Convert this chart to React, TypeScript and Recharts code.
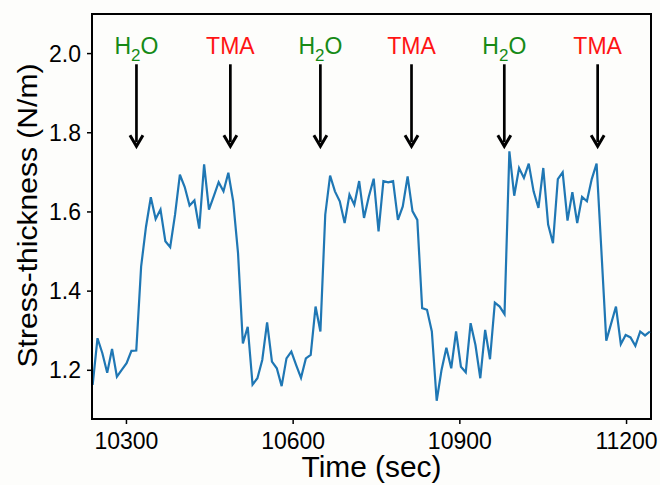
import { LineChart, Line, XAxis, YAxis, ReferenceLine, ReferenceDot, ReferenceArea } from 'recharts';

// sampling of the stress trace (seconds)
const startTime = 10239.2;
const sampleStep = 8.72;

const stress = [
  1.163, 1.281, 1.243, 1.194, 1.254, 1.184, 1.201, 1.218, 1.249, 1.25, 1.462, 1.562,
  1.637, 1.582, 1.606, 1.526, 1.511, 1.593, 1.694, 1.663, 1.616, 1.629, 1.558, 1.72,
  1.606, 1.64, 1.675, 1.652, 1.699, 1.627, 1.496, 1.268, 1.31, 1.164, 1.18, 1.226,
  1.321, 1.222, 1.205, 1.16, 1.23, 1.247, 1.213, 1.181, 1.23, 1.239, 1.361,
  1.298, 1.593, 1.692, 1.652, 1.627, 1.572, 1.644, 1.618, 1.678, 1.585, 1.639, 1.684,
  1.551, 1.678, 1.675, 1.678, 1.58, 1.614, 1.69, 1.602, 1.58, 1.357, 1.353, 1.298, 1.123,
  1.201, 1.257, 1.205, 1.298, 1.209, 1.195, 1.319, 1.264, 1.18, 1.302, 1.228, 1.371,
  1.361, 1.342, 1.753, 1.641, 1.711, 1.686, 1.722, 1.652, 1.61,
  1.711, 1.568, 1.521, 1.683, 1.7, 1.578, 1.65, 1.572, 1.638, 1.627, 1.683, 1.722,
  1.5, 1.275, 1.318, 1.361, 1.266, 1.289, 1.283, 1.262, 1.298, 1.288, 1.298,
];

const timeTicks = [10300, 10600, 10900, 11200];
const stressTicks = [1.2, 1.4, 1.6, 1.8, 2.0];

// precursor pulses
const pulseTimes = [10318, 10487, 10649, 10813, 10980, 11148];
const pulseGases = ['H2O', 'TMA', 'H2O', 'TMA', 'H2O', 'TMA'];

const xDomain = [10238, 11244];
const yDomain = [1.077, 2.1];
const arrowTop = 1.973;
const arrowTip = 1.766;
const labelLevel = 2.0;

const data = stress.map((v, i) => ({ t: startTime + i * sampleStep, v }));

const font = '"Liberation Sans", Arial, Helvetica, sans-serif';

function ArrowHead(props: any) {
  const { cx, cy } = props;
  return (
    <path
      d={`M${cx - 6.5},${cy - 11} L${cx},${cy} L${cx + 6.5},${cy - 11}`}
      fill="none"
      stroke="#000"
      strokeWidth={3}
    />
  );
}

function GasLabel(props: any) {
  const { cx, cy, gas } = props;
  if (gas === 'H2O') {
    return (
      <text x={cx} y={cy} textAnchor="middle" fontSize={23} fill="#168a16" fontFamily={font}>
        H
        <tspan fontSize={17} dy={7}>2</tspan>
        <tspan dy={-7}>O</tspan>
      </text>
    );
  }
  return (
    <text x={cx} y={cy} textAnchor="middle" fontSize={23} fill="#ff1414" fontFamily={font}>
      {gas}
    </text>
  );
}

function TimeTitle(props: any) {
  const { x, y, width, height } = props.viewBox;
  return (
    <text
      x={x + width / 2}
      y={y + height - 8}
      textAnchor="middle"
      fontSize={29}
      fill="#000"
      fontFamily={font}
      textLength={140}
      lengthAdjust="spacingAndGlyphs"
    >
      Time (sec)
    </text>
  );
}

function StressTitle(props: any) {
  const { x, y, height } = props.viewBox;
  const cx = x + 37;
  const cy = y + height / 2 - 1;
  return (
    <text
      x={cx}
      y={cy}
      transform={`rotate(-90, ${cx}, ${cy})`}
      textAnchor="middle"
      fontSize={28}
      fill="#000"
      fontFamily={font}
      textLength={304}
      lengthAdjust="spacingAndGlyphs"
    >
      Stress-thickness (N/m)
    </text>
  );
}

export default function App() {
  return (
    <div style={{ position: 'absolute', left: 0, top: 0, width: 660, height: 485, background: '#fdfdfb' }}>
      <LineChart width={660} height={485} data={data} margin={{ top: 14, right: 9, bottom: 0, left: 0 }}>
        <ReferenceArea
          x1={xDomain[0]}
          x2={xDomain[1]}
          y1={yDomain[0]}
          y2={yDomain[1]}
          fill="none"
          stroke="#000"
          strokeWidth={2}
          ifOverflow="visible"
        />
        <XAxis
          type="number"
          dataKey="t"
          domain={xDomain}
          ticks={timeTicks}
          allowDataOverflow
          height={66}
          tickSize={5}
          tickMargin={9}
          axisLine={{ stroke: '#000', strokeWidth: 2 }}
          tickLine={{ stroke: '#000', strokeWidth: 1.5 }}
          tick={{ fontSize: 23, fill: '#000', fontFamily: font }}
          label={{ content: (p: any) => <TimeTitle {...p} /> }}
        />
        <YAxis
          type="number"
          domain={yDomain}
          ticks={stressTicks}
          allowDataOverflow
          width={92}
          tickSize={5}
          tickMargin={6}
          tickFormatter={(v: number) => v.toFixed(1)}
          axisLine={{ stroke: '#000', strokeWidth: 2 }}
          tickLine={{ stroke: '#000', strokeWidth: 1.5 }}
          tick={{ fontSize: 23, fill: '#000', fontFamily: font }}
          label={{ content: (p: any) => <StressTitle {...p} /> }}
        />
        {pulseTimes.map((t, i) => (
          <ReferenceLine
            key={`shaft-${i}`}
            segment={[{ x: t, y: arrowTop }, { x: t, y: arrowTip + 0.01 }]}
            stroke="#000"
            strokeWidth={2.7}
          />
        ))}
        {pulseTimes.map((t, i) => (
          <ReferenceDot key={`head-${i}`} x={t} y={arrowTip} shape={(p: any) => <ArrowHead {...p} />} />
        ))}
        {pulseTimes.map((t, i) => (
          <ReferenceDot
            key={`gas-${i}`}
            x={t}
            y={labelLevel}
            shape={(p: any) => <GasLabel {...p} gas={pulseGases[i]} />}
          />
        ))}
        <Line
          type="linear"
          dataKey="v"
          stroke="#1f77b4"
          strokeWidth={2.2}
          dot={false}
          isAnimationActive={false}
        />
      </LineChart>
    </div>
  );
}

####

# What you should do
Give an exact reproduction of every line, leaving out any picture.

# Solution to the problem
Convert this chart to React, TypeScript and Recharts code.
import { LineChart, Line, XAxis, YAxis, ReferenceLine, ReferenceDot, ReferenceArea } from 'recharts';

// sampling of the stress trace (seconds)
const startTime = 10239.2;
const sampleStep = 8.72;

const stress = [
  1.163, 1.281, 1.243, 1.194, 1.254, 1.184, 1.201, 1.218, 1.249, 1.25, 1.462, 1.562,
  1.637, 1.582, 1.606, 1.526, 1.511, 1.593, 1.694, 1.663, 1.616, 1.629, 1.558, 1.72,
  1.606, 1.64, 1.675, 1.652, 1.699, 1.627, 1.496, 1.268, 1.31, 1.164, 1.18, 1.226,
  1.321, 1.222, 1.205, 1.16, 1.23, 1.247, 1.213, 1.181, 1.23, 1.239, 1.361,
  1.298, 1.593, 1.692, 1.652, 1.627, 1.572, 1.644, 1.618, 1.678, 1.585, 1.639, 1.684,
  1.551, 1.678, 1.675, 1.678, 1.58, 1.614, 1.69, 1.602, 1.58, 1.357, 1.353, 1.298, 1.123,
  1.201, 1.257, 1.205, 1.298, 1.209, 1.195, 1.319, 1.264, 1.18, 1.302, 1.228, 1.371,
  1.361, 1.342, 1.753, 1.641, 1.711, 1.686, 1.722, 1.652, 1.61,
  1.711, 1.568, 1.521, 1.683, 1.7, 1.578, 1.65, 1.572, 1.638, 1.627, 1.683, 1.722,
  1.5, 1.275, 1.318, 1.361, 1.266, 1.289, 1.283, 1.262, 1.298, 1.288, 1.298,
];

const timeTicks = [10300, 10600, 10900, 11200];
const stressTicks = [1.2, 1.4, 1.6, 1.8, 2.0];

// precursor pulses
const pulseTimes = [10318, 10487, 10649, 10813, 10980, 11148];
const pulseGases = ['H2O', 'TMA', 'H2O', 'TMA', 'H2O', 'TMA'];

const xDomain = [10238, 11244];
const yDomain = [1.077, 2.1];
const arrowTop = 1.973;
const arrowTip = 1.766;
const labelLevel = 2.0;

const data = stress.map((v, i) => ({ t: startTime + i * sampleStep, v }));

const font = '"Liberation Sans", Arial, Helvetica, sans-serif';

function ArrowHead(props: any) {
  const { cx, cy } = props;
  return (
    <path
      d={`M${cx - 6.5},${cy - 11} L${cx},${cy} L${cx + 6.5},${cy - 11}`}
      fill="none"
      stroke="#000"
      strokeWidth={3}
    />
  );
}

function GasLabel(props: any) {
  const { cx, cy, gas } = props;
  if (gas === 'H2O') {
    return (
      <text x={cx} y={cy} textAnchor="middle" fontSize={23} fill="#168a16" fontFamily={font}>
        H
        <tspan fontSize={17} dy={7}>2</tspan>
        <tspan dy={-7}>O</tspan>
      </text>
    );
  }
  return (
    <text x={cx} y={cy} textAnchor="middle" fontSize={23} fill="#ff1414" fontFamily={font}>
      {gas}
    </text>
  );
}

function TimeTitle(props: any) {
  const { x, y, width, height } = props.viewBox;
  return (
    <text
      x={x + width / 2}
      y={y + height - 8}
      textAnchor="middle"
      fontSize={29}
      fill="#000"
      fontFamily={font}
      textLength={140}
      lengthAdjust="spacingAndGlyphs"
    >
      Time (sec)
    </text>
  );
}

function StressTitle(props: any) {
  const { x, y, height } = props.viewBox;
  const cx = x + 37;
  const cy = y + height / 2 - 1;
  return (
    <text
      x={cx}
      y={cy}
      transform={`rotate(-90, ${cx}, ${cy})`}
      textAnchor="middle"
      fontSize={28}
      fill="#000"
      fontFamily={font}
      textLength={304}
      lengthAdjust="spacingAndGlyphs"
    >
      Stress-thickness (N/m)
    </text>
  );
}

export default function App() {
  return (
    <div style={{ position: 'absolute', left: 0, top: 0, width: 660, height: 485, background: '#fdfdfb' }}>
      <LineChart width={660} height={485} data={data} margin={{ top: 14, right: 9, bottom: 0, left: 0 }}>
        <ReferenceArea
          x1={xDomain[0]}
          x2={xDomain[1]}
          y1={yDomain[0]}
          y2={yDomain[1]}
          fill="none"
          stroke="#000"
          strokeWidth={2}
          ifOverflow="visible"
        />
        <XAxis
          type="number"
          dataKey="t"
          domain={xDomain}
          ticks={timeTicks}
          allowDataOverflow
          height={66}
          tickSize={5}
          tickMargin={9}
          axisLine={{ stroke: '#000', strokeWidth: 2 }}
          tickLine={{ stroke: '#000', strokeWidth: 1.5 }}
          tick={{ fontSize: 23, fill: '#000', fontFamily: font }}
          label={{ content: (p: any) => <TimeTitle {...p} /> }}
        />
        <YAxis
          type="number"
          domain={yDomain}
          ticks={stressTicks}
          allowDataOverflow
          width={92}
          tickSize={5}
          tickMargin={6}
          tickFormatter={(v: number) => v.toFixed(1)}
          axisLine={{ stroke: '#000', strokeWidth: 2 }}
          tickLine={{ stroke: '#000', strokeWidth: 1.5 }}
          tick={{ fontSize: 23, fill: '#000', fontFamily: font }}
          label={{ content: (p: any) => <StressTitle {...p} /> }}
        />
        {pulseTimes.map((t, i) => (
          <ReferenceLine
            key={`shaft-${i}`}
            segment={[{ x: t, y: arrowTop }, { x: t, y: arrowTip + 0.01 }]}
            stroke="#000"
            strokeWidth={2.7}
          />
        ))}
        {pulseTimes.map((t, i) => (
          <ReferenceDot key={`head-${i}`} x={t} y={arrowTip} shape={(p: any) => <ArrowHead {...p} />} />
        ))}
        {pulseTimes.map((t, i) => (
          <ReferenceDot
            key={`gas-${i}`}
            x={t}
            y={labelLevel}
            shape={(p: any) => <GasLabel {...p} gas={pulseGases[i]} />}
          />
        ))}
        <Line
          type="linear"
          dataKey="v"
          stroke="#1f77b4"
          strokeWidth={2.2}
          dot={false}
          isAnimationActive={false}
        />
      </LineChart>
    </div>
  );
}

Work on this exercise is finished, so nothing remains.